Over the past few days as I have reflected on the type of man my dad is, the one word I keep coming back to is simple. What exactly does that mean? To me it means he was uncomplicated. He lived a simple life. But most importantly the simplest things made him smile. Like the call on the way home from work to talk about nothing and everything, how he called to sing us happy birthday at the time of our birth every year, it was the handwritten note on yellow legal paper in the mail, it was the quick text thanking us for calling him because it made his day, the way he always started a voicemail, telling us the exact time in our time zone, how he just wanted barbeque for dinner or German chocolate cake for his birthday, how he loved buckeyes at Christmastime and you couldn’t trust a bag of Oreos around him for longer than five minutes. How he could sit at the pool or beach for hours on our annual beach trips and go through a book a day. How he would eat M&Ms by the handful if his beloved dog Buster didn’t get to them first. Those are just some of the fond memories we will hold on to forever.
We are all trying to make sense of my dad’s untimely passing. How can God take from this earth a man who loved so simply and genuinely and lived a life serving others. Someone who brought laughter to every situation with the slightest remark? I don’t know if there’s a reason. I don’t know if there’s a way to explain it. But in these times, in search of an answer, when the one person who I could always count on for practical words of wisdom is no longer here, what do I do?
Not long ago on June 30 my dad sent me an email.

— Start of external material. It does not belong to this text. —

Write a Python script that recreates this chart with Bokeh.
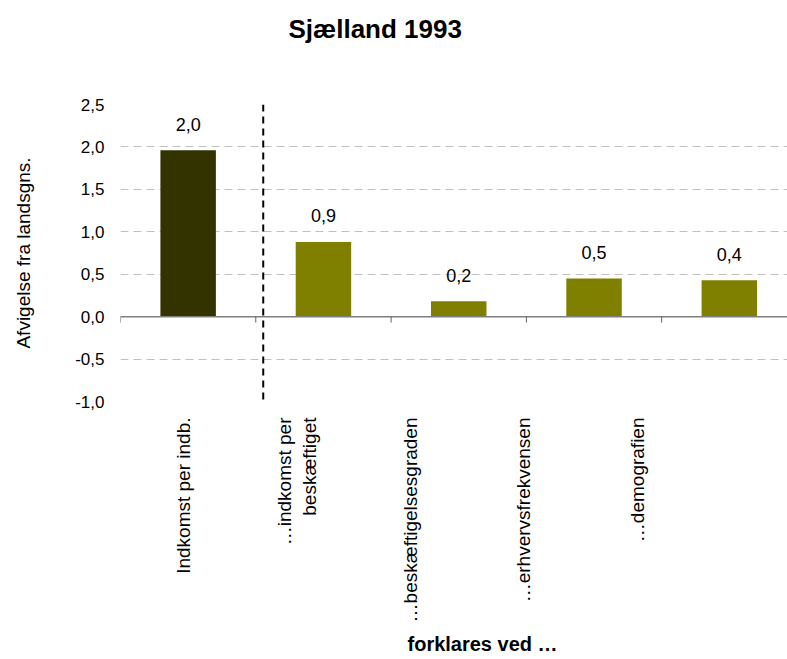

It was the day before my baby was officially due. I didn’t even have to tell my father I was anxious for her arrival, he just knew. And only now do his words truly make sense to me and bring comfort. I’ll share that email with you now:
Ms. Liz – You can ignore or maybe this will make sense. Or I could be all wrong but…. I know you have been looking forward to your due date. I can’t comprehend your discomfort. I have yet to learn how to easily accept disappointment. Maybe you are better? Regardless, Markita (my dad’s nickname for Sloan) will get here in God’s Time. I have learned if I can accept His Will just for today my days are easier. I am here to think of Him and ask Him for the strength and willingness to accept His Will for my life today. I’m not in charge and God knows best. This is where our personal relationship with God gives us strength and hope. Good luck! I am thinking of and praying for you throughout my days.
His words bring me comfort knowing that this is how my father lived. And he accepted the will for his life, even if it means his fight with cancer ended too soon. If he could say one more thing to all of us here today, would he say Roll Tide Roll, or would he give us one last piece of advice “Live simply and do good for others.” I’ll let you decide.